Artist: Valentin Silvestrov
Album: Requiem for Larissa
Year: 2004
Line-up: National Choir of Ukraine
”Dumka”
Yevhen Savchuk – choirmaster
National Symphony Orchestra of
Ukraine
Volodymyr Sirenko - director
Label: ECM
”Farewell, O world!
Farewell, O earth
Thou dismal, dreary
land!
I'll hide my torments,
fierce and keen,
Within a cloud-bank
bland.
Then to thyself, my own
Ukraine,
A widow sad and weak,
I shall come flying
from the clouds
And with thee I shall
speak.
From our communion,
soft and low
My heart shall gain
some cheer;
At midnight shall my
soul come down
In dewdrops cool and
clear”
Valentin
Silvestrov is a Ukrainian pianist and composer of modern and
contemporary classical music. Between 1997 and 1999, he composed a
requiem – a mass celebrating the repose of the soul or souls of one
or more deceased persons.

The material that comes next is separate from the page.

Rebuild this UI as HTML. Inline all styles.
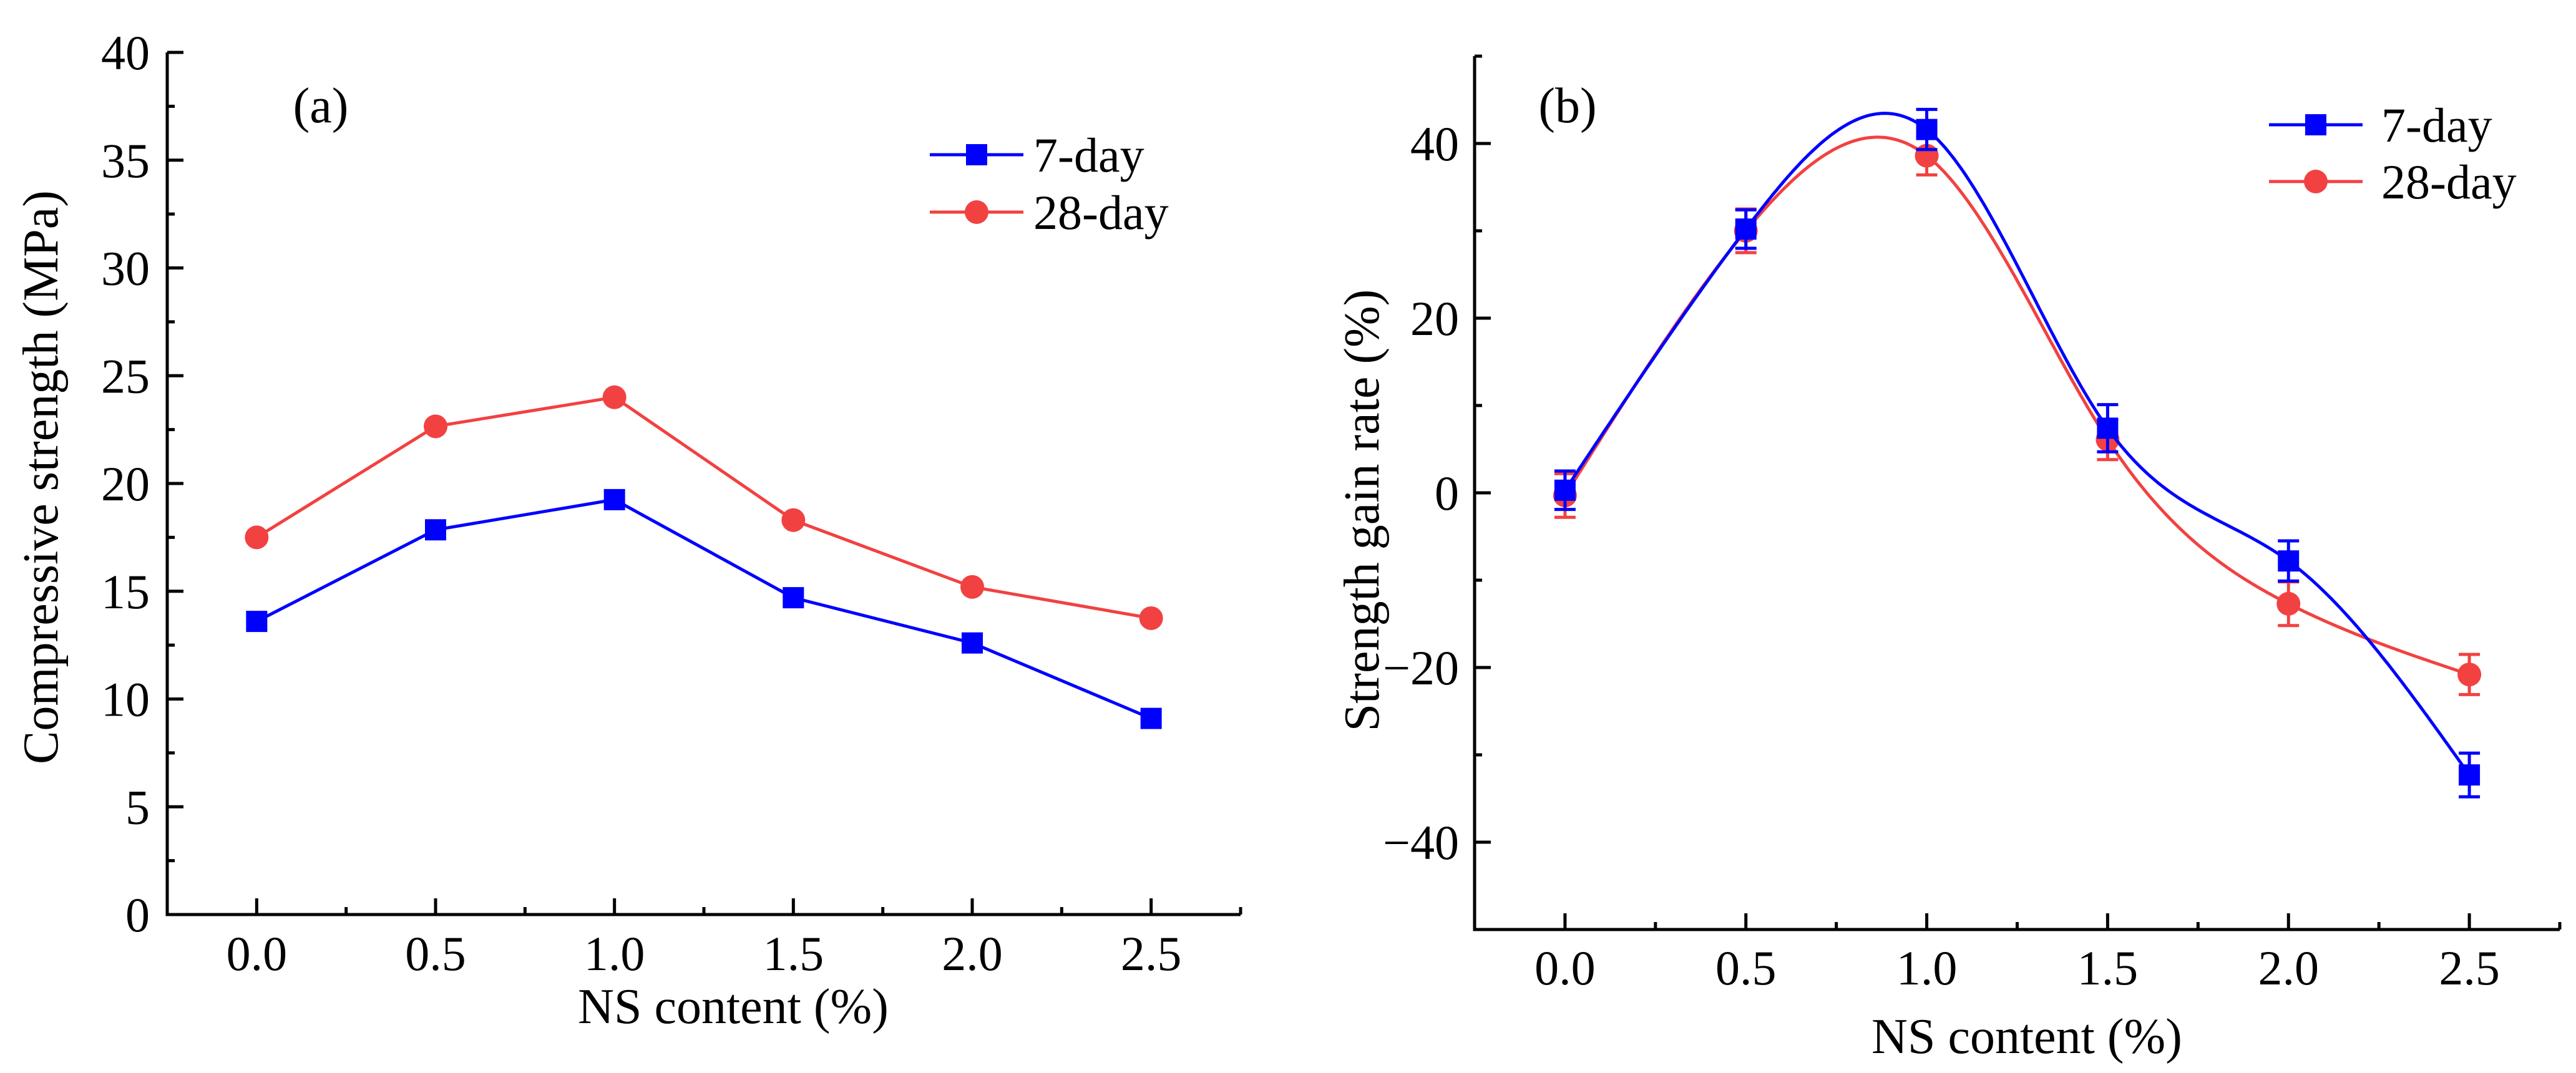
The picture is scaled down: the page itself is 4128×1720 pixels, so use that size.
<!DOCTYPE html>
<html><head><meta charset="utf-8"><style>
html,body{margin:0;padding:0;background:#fff;}
svg{display:block;font-family:"Liberation Serif","Times New Roman",serif;}
</style></head><body>
<svg id="chart" width="4128" height="1720" viewBox="0 0 4128 1720" xmlns="http://www.w3.org/2000/svg">
<g id="pa"></g>
<g id="pb"></g>
</svg>
<script>
const categories = [0.0, 0.5, 1.0, 1.5, 2.0, 2.5];
const strength7 = [13.6, 17.85, 19.25, 14.7, 12.6, 9.1];
const strength28 = [17.5, 22.65, 24.0, 18.3, 15.2, 13.75];
const gain7 = [0.3, 30.2, 41.6, 7.4, -7.8, -32.3];
const gain28 = [-0.3, 30.0, 38.6, 6.1, -12.7, -20.8];
const gainErr7 = [2.2, 2.2, 2.3, 2.7, 2.3, 2.5];
const gainErr28 = [2.5, 2.5, 2.2, 2.3, 2.5, 2.3];
const xTickLabels = ["0.0", "0.5", "1.0", "1.5", "2.0", "2.5"];
const yTicksA = ["0", "5", "10", "15", "20", "25", "30", "35", "40"];
const yTicksB = ["\u221240", "\u221220", "0", "20", "40"];
const seriesNames = ["7-day", "28-day"];

const NS = "http://www.w3.org/2000/svg";
const BLUE = "#0000ff", RED = "#f24141";
const FS = 78;
function mk(parent, tag, attrs, text) {
  const e = document.createElementNS(NS, tag);
  for (const k in attrs) e.setAttribute(k, attrs[k]);
  if (text !== undefined) e.textContent = text;
  parent.appendChild(e);
  return e;
}

function spline(xs, ys) {
  const n = xs.length, h = [], al = [], l = [1], mu = [0], z = [0], c = new Array(n).fill(0), b = [], d = [];
  for (let i = 0; i < n - 1; i++) h.push(xs[i+1] - xs[i]);
  for (let i = 1; i < n - 1; i++) al[i] = 3/h[i]*(ys[i+1]-ys[i]) - 3/h[i-1]*(ys[i]-ys[i-1]);
  for (let i = 1; i < n - 1; i++) {
    l[i] = 2*(xs[i+1]-xs[i-1]) - h[i-1]*mu[i-1];
    mu[i] = h[i]/l[i];
    z[i] = (al[i] - h[i-1]*z[i-1])/l[i];
  }
  z[n-1] = 0;
  for (let j = n - 2; j >= 0; j--) {
    c[j] = z[j] - mu[j]*c[j+1];
    b[j] = (ys[j+1]-ys[j])/h[j] - h[j]*(c[j+1]+2*c[j])/3;
    d[j] = (c[j+1]-c[j])/(3*h[j]);
  }
  return function(x) {
    let j = 0;
    while (j < n - 2 && x > xs[j+1]) j++;
    const t = x - xs[j];
    return ys[j] + b[j]*t + c[j]*t*t + d[j]*t*t*t;
  };
}

function drawAxes(g, cfg) {
  const {x0, x1, y0, y1, sx, sy} = cfg;
  mk(g, "path", {d: `M${x0} ${y1} L${x0} ${y0} L${x1} ${y0}`, fill: "none", stroke: "#000", "stroke-width": 5,  });
  for (let v = cfg.xmin + 0.25; v <= cfg.xmax + 1e-9; v += 0.25) {
    const major = Math.abs(v*2 - Math.round(v*2)) < 1e-6;
    const px = sx(v);
    const t = mk(g, "line", {x1: px, x2: px, y1: y0, y2: y0 - (major ? 26 : 12), stroke: "#000", "stroke-width": 5});
    
    
  }
  categories.forEach((c, i) => {
    const t = mk(g, "text", {x: sx(c), y: cfg.xLabY, "font-size": FS, "text-anchor": "middle"}, xTickLabels[i]);
    
    
  });
  for (let v = cfg.ymin; v <= cfg.ymax + 1e-9; v += cfg.minorStep) {
    const major = Math.abs(v/cfg.majorStep - Math.round(v/cfg.majorStep)) < 1e-6;
    const py = sy(v);
    const t = mk(g, "line", {x1: x0, x2: x0 + (major ? 26 : 12), y1: py, y2: py, stroke: "#000", "stroke-width": 5});
    
    
  }
  cfg.yLabels.forEach(lbl => {
    const v = parseFloat(lbl.replace("\u2212", "-"));
    const t = mk(g, "text", {x: cfg.yLabX, y: sy(v) + 27, "font-size": FS, "text-anchor": "end"}, lbl);
    
    
  });
  const xt = mk(g, "text", {x: cfg.xTitleX, y: cfg.xTitleY, "font-size": 80, "text-anchor": "middle"}, "NS content (%)");
  
  
  const yt = mk(g, "text", {x: 0, y: 0, "font-size": 80, "text-anchor": "middle", transform: `translate(${cfg.yTitleX},${cfg.yTitleY}) rotate(-90)`}, cfg.yTitle);
  
  
  const pl = mk(g, "text", {x: cfg.panelX, y: 196, "font-size": 80, "text-anchor": "middle"}, cfg.panelLabel);
  
  
}

function marker(g, kind, x, y, color) {
  let m;
  if (kind === "sq") m = mk(g, "rect", {x: x - 17, y: y - 17, width: 34, height: 34, fill: color});
  else m = mk(g, "circle", {cx: x, cy: y, r: 19, fill: color});
  return m;
}

function legend(g, lx, ly, gap, textX) {
  [[BLUE, "sq"], [RED, "ci"]].forEach(([col, kind], i) => {
    const y = ly + i * gap;
    const e = mk(g, "g", {});
    
    
    mk(e, "line", {x1: lx, x2: lx + 150, y1: y, y2: y, stroke: col, "stroke-width": 5});
    marker(e, kind, lx + 75, y, col);
    mk(e, "text", {x: textX, y: y + 27, "font-size": FS}, seriesNames[i]);
  });
}

// Panel A
(function() {
  const g = document.getElementById("pa");
  const x0 = 268, x1 = 1988, y0 = 1466, y1 = 84;
  const xmin = -0.25, xmax = 2.75, ymin = 0, ymax = 40;
  const sx = v => x0 + (v - xmin) / (xmax - xmin) * (x1 - x0);
  const sy = v => y0 - (v - ymin) / (ymax - ymin) * (y0 - y1);
  drawAxes(g, {x0, x1, y0, y1, sx, sy, xmin, xmax, ymin, ymax, minorStep: 2.5, majorStep: 5,
    yLabels: yTicksA, yLabX: 240, xLabY: 1555, xTitleX: 1175, xTitleY: 1640,
    yTitle: "Compressive strength (MPa)", yTitleX: 92, yTitleY: 765, panelX: 514, panelLabel: "(a)"});
  [[strength7, BLUE, "sq", "series-7-day"], [strength28, RED, "ci", "series-28-day"]].forEach(([vals, col, kind, name]) => {
    const s = mk(g, "g", {});
    
    
    const pts = categories.map((c, i) => `${sx(c)},${sy(vals[i])}`).join(" ");
    mk(s, "polyline", {points: pts, fill: "none", stroke: col, "stroke-width": 5});
    categories.forEach((c, i) => {
      const m = marker(s, kind, sx(c), sy(vals[i]), col);
      
      
    });
  });
  legend(g, 1490, 248, 92, 1656);
})();

// Panel B
(function() {
  const g = document.getElementById("pb");
  const x0 = 2363, x1 = 4102, y0 = 1490, y1 = 90;
  const xmin = -0.25, xmax = 2.75, ymin = -50, ymax = 50;
  const sx = v => x0 + (v - xmin) / (xmax - xmin) * (x1 - x0);
  const sy = v => y0 - (v - ymin) / (ymax - ymin) * (y0 - y1);
  drawAxes(g, {x0, x1, y0, y1, sx, sy, xmin, xmax, ymin, ymax, minorStep: 10, majorStep: 20,
    yLabels: yTicksB, yLabX: 2338, xLabY: 1578, xTitleX: 3248, xTitleY: 1688,
    yTitle: "Strength gain rate (%)", yTitleX: 2209, yTitleY: 818, panelX: 2512, panelLabel: "(b)"});
  [[gain28, gainErr28, RED, "ci", "series-28-day"], [gain7, gainErr7, BLUE, "sq", "series-7-day"]].forEach(([vals, errs, col, kind, name]) => {
    const s = mk(g, "g", {});
    
    
    const f = spline(categories, vals);
    let d = "";
    const a = categories[0], b = categories[categories.length - 1];
    for (let k = 0; k <= 300; k++) {
      const x = a + (b - a) * k / 300;
      d += (k ? "L" : "M") + sx(x).toFixed(1) + " " + sy(f(x)).toFixed(1);
    }
    mk(s, "path", {d, fill: "none", stroke: col, "stroke-width": 5});
    categories.forEach((c, i) => {
      const px = sx(c), top = sy(vals[i] + errs[i]), bot = sy(vals[i] - errs[i]);
      const eb = mk(s, "path", {d: `M${px - 17} ${top} H${px + 17} M${px} ${top} V${bot} M${px - 17} ${bot} H${px + 17}`, stroke: col, "stroke-width": 5, fill: "none"});
      
      
      const m = marker(s, kind, px, sy(vals[i]), col);
      
      
    });
  });
  legend(g, 3636, 200, 91, 3816);
})();
</script>
</body></html>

What makes this particular requiem bleakly
stand out from more famous requiems composed by the likes of Mozart,
Verdi and Fauré, is the fact that Silvestrov composed his own one
after his wife Larissa Bondarenko died suddenly in 1996.
The
following year Silvestrov began composing this Requiem to her memory,
feeling that it would remain his finale composition. Thus, Requiem
for Larissa is retrospective on the career of Silvestrov as a
composer, reflecting on everything he and his wife had achieved going
back to his First Symphony from 1963 and following his compositional
body of work from the period when his wife was still beside her to
The Messenger for
synthesizer, piano and string
orchestra composed between 1996 and 1997. Luckily in 2003 Silvestrov
returned to large-scale compositions with his Seventh Symphony after
composing only a few minor chamber pieces after he had finished his
Requiem for Larissa.
Listening
to this Requiem is like watching a harsh and snowy winter landscape:
on the surface it might seem bleak, cold, inhospitable and charmless
but it has far more sides to it than one can at first perceive. The
music seems to be still and frozen capturing and petrifying the
memories of the past. Yet as the snow in the winter landscape little
motives and fragments of melodies drift cross are eyes slowly. Those
short fragments of melodies and motives seem to float almost lifeless
in the air but as we try to capture them they move away and disappear
in the air, almost like an echo fading away into silence as it has
almost been nothing but a resonance of a memory already long gone,
the flakes of snow running through our fingers which we try to grasp
in our hands.
The
music of this Requiem is almost as fragile as snow or the human body
which has carried the soul of a person to whom it is composed. The
choir represents the angels of both light and darkness as Silvestrov
succeeds in capturing the wide palette of wide range of feelings one
must go through on the occasion of a death of a loved one: the
sorrow, the sadness, the horror, the despair, the anger, the
emptiness – and finally the acceptance, the calmness, the comfort
of a memory and maybe even hope. Let us have a moment of silence in
this darkest time of the year to remember the beloved souls of those
who are no longer with us here in their physical form.